··· RAW DATA ···

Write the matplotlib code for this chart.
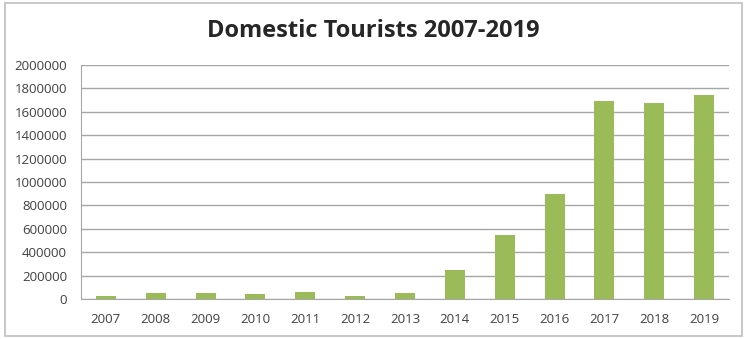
import matplotlib.pyplot as plt
from matplotlib.patches import Rectangle

years = ['2007', '2008', '2009', '2010', '2011', '2012', '2013',
         '2014', '2015', '2016', '2017', '2018', '2019']
tourists = [25000, 54000, 55000, 45000, 62000, 28000, 51000,
            248000, 547000, 897000, 1695000, 1675000, 1744000]
yticks = list(range(0, 2000001, 200000))

plt.rcParams['font.family'] = ['Open Sans', 'DejaVu Sans']

fig = plt.figure(figsize=(7.47, 3.39), dpi=100)
ax = fig.add_axes([81 / 747, 1 - 299 / 339, 648 / 747, 234 / 339])

ax.bar(years, tourists, width=0.4, color='#9bbb59', zorder=3)
ax.set_ylim(0, 2000000)
ax.set_xlim(-0.5, len(years) - 0.5)
ax.set_yticks(yticks)
ax.set_yticklabels([str(v) for v in yticks])
ax.grid(axis='y', color='#a6a6a6', linewidth=1, zorder=0)
ax.tick_params(length=0, labelsize=9.5, colors='#404040')
ax.tick_params(axis='y', pad=10)
ax.tick_params(axis='x', pad=10)
for s in ['top', 'right']:
    ax.spines[s].set_visible(False)
for s in ['left', 'bottom']:
    ax.spines[s].set_color('#a6a6a6')

fig.text(0.5, 1 - 31 / 339, 'Domestic Tourists 2007-2019', ha='center', va='center',
         fontsize=17, fontweight='bold', color='#262626')

fig.patches.append(Rectangle((5 / 747, 3 / 339), 737 / 747, 333 / 339,
                             transform=fig.transFigure, fill=False,
                             edgecolor='#bfbfbf', linewidth=1.2))

fig.savefig('out.png', dpi=100)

···

THE EXERCISE
All of the material above should be reproduced exactly, except the pictures.

THE REPLY
Write the matplotlib code for this chart.
import matplotlib.pyplot as plt
from matplotlib.patches import Rectangle

years = ['2007', '2008', '2009', '2010', '2011', '2012', '2013',
         '2014', '2015', '2016', '2017', '2018', '2019']
tourists = [25000, 54000, 55000, 45000, 62000, 28000, 51000,
            248000, 547000, 897000, 1695000, 1675000, 1744000]
yticks = list(range(0, 2000001, 200000))

plt.rcParams['font.family'] = ['Open Sans', 'DejaVu Sans']

fig = plt.figure(figsize=(7.47, 3.39), dpi=100)
ax = fig.add_axes([81 / 747, 1 - 299 / 339, 648 / 747, 234 / 339])

ax.bar(years, tourists, width=0.4, color='#9bbb59', zorder=3)
ax.set_ylim(0, 2000000)
ax.set_xlim(-0.5, len(years) - 0.5)
ax.set_yticks(yticks)
ax.set_yticklabels([str(v) for v in yticks])
ax.grid(axis='y', color='#a6a6a6', linewidth=1, zorder=0)
ax.tick_params(length=0, labelsize=9.5, colors='#404040')
ax.tick_params(axis='y', pad=10)
ax.tick_params(axis='x', pad=10)
for s in ['top', 'right']:
    ax.spines[s].set_visible(False)
for s in ['left', 'bottom']:
    ax.spines[s].set_color('#a6a6a6')

fig.text(0.5, 1 - 31 / 339, 'Domestic Tourists 2007-2019', ha='center', va='center',
         fontsize=17, fontweight='bold', color='#262626')

fig.patches.append(Rectangle((5 / 747, 3 / 339), 737 / 747, 333 / 339,
                             transform=fig.transFigure, fill=False,
                             edgecolor='#bfbfbf', linewidth=1.2))

fig.savefig('out.png', dpi=100)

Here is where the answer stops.